Aetiological Significance of Infectious Stimuli in Kawasaki Disease

Abstract

Kawasaki disease (KD) is a pediatric vasculitis syndrome that is often involves coronary artery lesions (e. g., coronary artery aneurysms). Although its causal factors and entire pathogenesis remain elusive, the available evidence indicates that the pathogenesis of KD is closely associated with dysregulation of immune responses to various viruses or microbes. In this short review, we address several essential aspects of the etiology of KD with respect to the immune response to infectious stimuli: 1) the role of viral infections, 2) the role of bacterial infections and the superantigen hypothesis, 3) involvement of innate immune response including pathogens/microbe-associated molecular patterns and complement pathways, and 4) the influence of genetic background on the response to infectious stimuli.

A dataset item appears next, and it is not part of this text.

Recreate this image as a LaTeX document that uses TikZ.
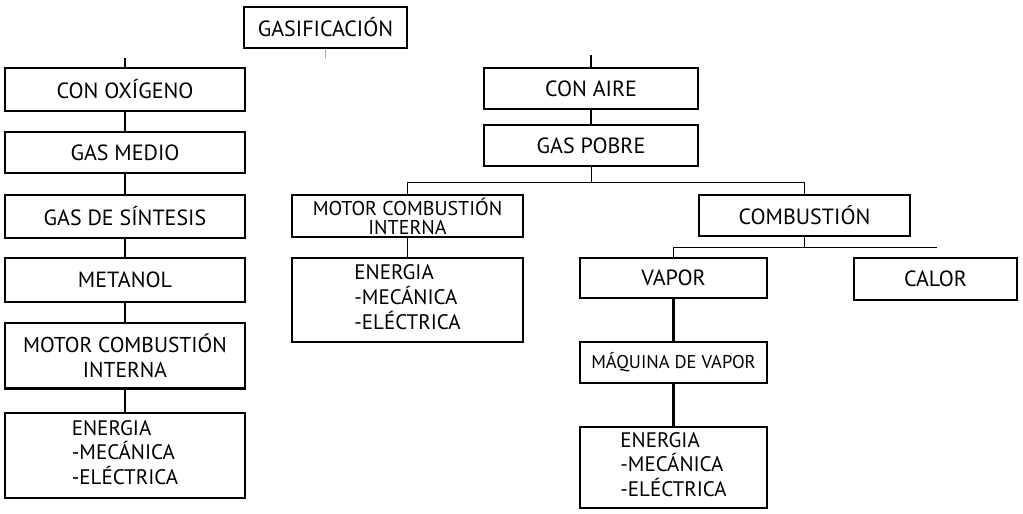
\documentclass[tikz,border=0pt]{standalone}
\usepackage{fontspec}
\setmainfont{PT Sans}
\newcommand{\fsz}[2]{\fontsize{#1}{#2}\selectfont}
\tikzset{
  x=1pt, y=-1pt,
  boxnode/.style={draw, line width=1.5pt, inner sep=0pt, align=center, font=\fsz{22}{24}},
  link/.style={line width=1.6pt},
  thinlink/.style={line width=0.8pt},
  thicklink/.style={line width=3.5pt},
  graylink/.style={line width=0.8pt, draw=black!35},
}
\begin{document}
\begin{tikzpicture}
\useasboundingbox[fill=white] (0,0) rectangle (1023,514);
% top
\node[boxnode, minimum width=163pt, minimum height=41pt] (gas) at (325.5,27.5) {GASIFICACIÓN};
% left column
\node[boxnode, minimum width=240pt, minimum height=43pt] (oxi) at (125,89.5) {CON OXÍGENO};
\node[boxnode, minimum width=240pt, minimum height=41pt] (medio) at (125,152.5) {GAS MEDIO};
\node[boxnode, minimum width=240pt, minimum height=43pt] (sint) at (125,216.5) {GAS DE SÍNTESIS};
\node[boxnode, minimum width=240pt, minimum height=44pt] (meta) at (125,280) {METANOL};
\node[boxnode, minimum width=240pt, minimum height=65pt, font=\fsz{21.5}{25}] (motL) at (125,355.5) {MOTOR COMBUSTIÓN\\INTERNA};
\node[boxnode, minimum width=240pt, minimum height=85pt, font=\fsz{21}{22}] (enL) at (125,455.5) {\begin{tabular}{@{}l@{}}ENERGIA\\-MECÁNICA\\-ELÉCTRICA\end{tabular}};
% right part
\node[boxnode, minimum width=214pt, minimum height=41pt] (aire) at (591,88.5) {CON AIRE};
\node[boxnode, minimum width=214pt, minimum height=41pt] (pobre) at (591,145.5) {GAS POBRE};
\node[boxnode, minimum width=231pt, minimum height=42pt, font=\fsz{20}{19}] (motM) at (407.5,216) {MOTOR COMBUSTIÓN\\INTERNA};
\node[boxnode, minimum width=231pt, minimum height=84pt, font=\fsz{21}{22}] (enM) at (407.5,300) {\begin{tabular}{@{}l@{}}ENERGIA\\-MECÁNICA\\-ELÉCTRICA\end{tabular}};
\node[boxnode, minimum width=211pt, minimum height=41pt] (comb) at (804.5,215.5) {COMBUSTIÓN};
\node[boxnode, minimum width=187pt, minimum height=40pt] (vapor) at (673.5,278) {VAPOR};
\node[boxnode, minimum width=187pt, minimum height=41pt, font=\fsz{18.5}{20}] (maq) at (673.5,362.5) {MÁQUINA DE VAPOR};
\node[boxnode, minimum width=187pt, minimum height=81pt, font=\fsz{21}{22}] (enR) at (673.5,467.5) {\begin{tabular}{@{}l@{}}ENERGIA\\-MECÁNICA\\-ELÉCTRICA\end{tabular}};
\node[boxnode, minimum width=163pt, minimum height=42pt] (calor) at (935.5,279) {CALOR};
% extra thick bottom edge of left motor box
\draw[line width=2.6pt] (motL.south west) -- (motL.south east);
% connector ends
\coordinate (gstub) at (325.5,58);
\coordinate (lstub) at (125,58);
\coordinate (rstub) at (591,55);
\coordinate (h1) at (591,182);
\coordinate (h2L) at (673.5,247);
\coordinate (h2R) at (937,247);
% connectors
\draw[graylink] (gas.south) -- (gstub);
\draw[link] (lstub) -- (oxi.north);
\draw[link] (oxi) -- (medio);
\draw[link] (medio) -- (sint);
\draw[link] (sint) -- (meta);
\draw[link] (meta) -- (motL);
\draw[link] (motL) -- (enL);
\draw[link] (rstub) -- (aire.north);
\draw[link] (aire) -- (pobre);
\draw[thinlink] (pobre.south) -- (h1);
\draw[thinlink] (motM.north) -- (motM.north |- h1) -| (comb.north);
\draw[thinlink] (motM) -- (enM);
\draw[thinlink] (comb.south) -- (comb.south |- h2L);
\draw[thinlink] (h2R) -- (h2L) -- (vapor.north);
\draw[thicklink] (vapor) -- (maq);
\draw[thicklink] (maq) -- (enR);
\end{tikzpicture}
\end{document}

Based on the clinical and experimental evidence, we discuss the possibility that a wide range of microbes and viruses could cause KD through common and distinct immune processes.

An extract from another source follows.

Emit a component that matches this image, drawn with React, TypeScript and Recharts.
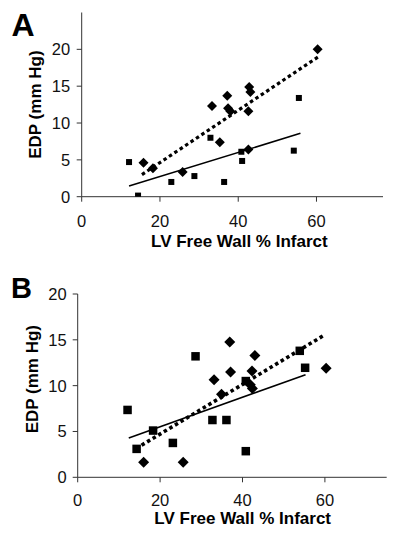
import React from 'react';
import { ScatterChart, Scatter, XAxis, YAxis, ReferenceLine } from 'recharts';

const font = '"Liberation Sans", Arial, Helvetica, sans-serif';

const xTicks = [0, 20, 40, 60];
const yTicks = [0, 5, 10, 15, 20];

// panel A
const aSquares = [
  { x: 12.1, y: 4.7 }, { x: 14.4, y: 0.15 }, { x: 22.9, y: 2.0 }, { x: 28.8, y: 2.8 },
  { x: 32.9, y: 8.0 }, { x: 36.4, y: 2.0 }, { x: 41.0, y: 4.85 }, { x: 40.8, y: 6.1 },
  { x: 54.2, y: 6.25 }, { x: 55.5, y: 13.4 },
];
const aDiamonds = [
  { x: 15.8, y: 4.6 }, { x: 18.2, y: 3.85 }, { x: 25.8, y: 3.35 }, { x: 33.3, y: 12.3 },
  { x: 35.3, y: 7.4 }, { x: 37.2, y: 13.7 }, { x: 37.4, y: 12.0 }, { x: 38.0, y: 11.6 },
  { x: 42.6, y: 11.6 }, { x: 42.8, y: 14.9 }, { x: 43.1, y: 14.2 }, { x: 42.6, y: 6.4 },
  { x: 60.3, y: 20.0 },
];
const aSolidFit = [{ x: 12.1, y: 1.45 }, { x: 55.9, y: 8.6 }];
const aDottedFit = [{ x: 15.4, y: 3.0 }, { x: 60.5, y: 19.0 }];

// panel B
const bSquares = [
  { x: 12.1, y: 7.35 }, { x: 14.3, y: 3.1 }, { x: 18.3, y: 5.1 }, { x: 23.1, y: 3.75 },
  { x: 28.6, y: 13.2 }, { x: 32.7, y: 6.25 }, { x: 36.1, y: 6.25 }, { x: 40.8, y: 2.85 },
  { x: 40.8, y: 10.5 }, { x: 53.9, y: 13.8 }, { x: 55.2, y: 11.95 },
];
const bDiamonds = [
  { x: 16.0, y: 1.65 }, { x: 25.6, y: 1.65 }, { x: 33.1, y: 10.65 }, { x: 34.9, y: 9.05 },
  { x: 36.9, y: 14.75 }, { x: 37.1, y: 11.5 }, { x: 42.3, y: 11.6 }, { x: 43.0, y: 13.3 },
  { x: 42.4, y: 9.7 }, { x: 41.9, y: 10.1 }, { x: 60.3, y: 11.9 },
];
const bSolidFit = [{ x: 12.4, y: 4.3 }, { x: 55.3, y: 11.2 }];
const bDottedFit = [{ x: 15.5, y: 3.5 }, { x: 59.8, y: 15.5 }];

const square = (s: number) => (p: any) => (
  <rect x={p.cx - s / 2} y={p.cy - s / 2} width={s} height={s} fill="#000" />
);
const diamond = (r: number) => (p: any) => (
  <polygon
    points={`${p.cx},${p.cy - r} ${p.cx + r},${p.cy} ${p.cx},${p.cy + r} ${p.cx - r},${p.cy}`}
    fill="#000"
  />
);

const Panel = (props: any) => {
  const { letter, letterTop, letterLeft, letterSize, top, height, margin, yWidth, xHeight, xMax, yMax,
    squares, diamonds, solid, dotted, sq, dm, dotW, xTickMargin, yTickMargin, yLabelX, yLabelDy, xLabelDx, xLabelY } = props;
  const tick = { fill: '#111', fontSize: 16.5, fontFamily: font };
  return (
    <div style={{ position: 'absolute', top, left: 0, width: 400, height }}>
      <div style={{ position: 'absolute', top: letterTop, left: letterLeft, fontFamily: font, fontWeight: 'bold',
        fontSize: letterSize, lineHeight: `${letterSize}px`, color: '#000' }}>{letter}</div>
      <ScatterChart width={400} height={height} margin={margin}>
        <XAxis type="number" dataKey="x" domain={[0, xMax]} ticks={xTicks} height={xHeight}
          tickSize={5} tickMargin={xTickMargin} stroke="#333" tick={tick} allowDataOverflow
          label={{
            content: (lp: any) => {
              const vb = lp.viewBox || {};
              return (
                <text x={vb.x + vb.width / 2 + xLabelDx} y={xLabelY} textAnchor="middle"
                  fontFamily={font} fontWeight="bold" fontSize={17} fill="#000">LV Free Wall % Infarct</text>
              );
            },
          }} />
        <YAxis type="number" dataKey="y" domain={[0, yMax]} ticks={yTicks} width={yWidth}
          tickSize={5} tickMargin={yTickMargin} stroke="#333" tick={tick} allowDataOverflow
          label={{
            content: (lp: any) => {
              const vb = lp.viewBox || {};
              const cy = vb.y + vb.height / 2 + yLabelDy;
              return (
                <text x={yLabelX} y={cy} dy={6} transform={`rotate(-90, ${yLabelX}, ${cy})`} textAnchor="middle"
                  fontFamily={font} fontWeight="bold" fontSize={17} fill="#000">EDP (mm Hg)</text>
              );
            },
          }} />
        <ReferenceLine segment={solid} stroke="#000" strokeWidth={1.6} />
        <ReferenceLine segment={dotted} stroke="#000" strokeWidth={dotW} strokeDasharray="3.5 3" />
        <Scatter data={squares} shape={square(sq)} isAnimationActive={false} />
        <Scatter data={diamonds} shape={diamond(dm)} isAnimationActive={false} />
      </ScatterChart>
    </div>
  );
};

export default function App() {
  return (
    <div style={{ position: 'absolute', top: 0, left: 0, width: 400, height: 534, background: '#fff' }}>
      <Panel letter="A" letterTop={8.9} letterLeft={11.5} letterSize={32}
        top={0} height={262} margin={{ top: 12.5, right: 17, left: 0, bottom: 0 }}
        yWidth={81.7} xHeight={65.3} xMax={77} yMax={25}
        squares={aSquares} diamonds={aDiamonds} solid={aSolidFit} dotted={aDottedFit}
        sq={6} dm={5} dotW={3.2} xTickMargin={14} yTickMargin={6.5}
        yLabelX={35} yLabelDy={0} xLabelDx={7} xLabelY={247} />
      <Panel letter="B" letterTop={5.8} letterLeft={11} letterSize={29}
        top={268} height={266} margin={{ top: 26, right: 13.3, left: 0, bottom: 0 }}
        yWidth={77.7} xHeight={56.7} xMax={75} yMax={20}
        squares={bSquares} diamonds={bDiamonds} solid={bSolidFit} dotted={bDottedFit}
        sq={8.5} dm={5.5} dotW={3.6} xTickMargin={11.7} yTickMargin={6}
        yLabelX={31.7} yLabelDy={-6.5} xLabelDx={10.5} xLabelY={256.3} />
    </div>
  );
}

Keywords: Kawasaki disease; animal models; infection; pattern recognition receptors; superantigens; vasculitis.

Figure 1

Possible causal microorganisms of Kawasaki disease. Most of the listed microorganisms were identified on the basis of PCR or serological examinations of clinical specimens. The asterisks indicate experimental evidence from animal models, not clinical specimens.

Figure 2

Schematic depicting possible mechanisms of KD pathogenesis. Various infectious agents produce superantigens (SAgs) and pathogen/microbe-associated molecular patterns (PAMPs/MAMPs). SAgs non-specifically activate T cells, probably including potentially autoreactive T cells. PAMPs/MAMPs also stimulate immune cells [e.g., macrophages (Mϕ), dendritic cells (DCs), monocytes (MCs)] and endothelial cells (ECs) through cellular pattern recognition receptors (PRRs) (e.g., TLRs, NOD1, Dectin-1/-2). This stimulation up-regulates production of pro-inflammatory cytokines/chemokines and reactive oxygen/nitrogen species (ROS/NOS), leading to a systemic inflammatory reaction. On the other hand, PAMPs/MAMPs also activate the complement lectin pathway through soluble PRRs (e.g., ficolin-1, mannose binding lectin-2). Activated complement pathways can elicit inflammatory vascular damage through recruitment of innate inflammatory cells and direct injury to ECs. The extent of the inflammatory reaction is influenced by the genetic backgrounds of the individuals, resulting in a limited number of children developing KD in response to infectious stimuli.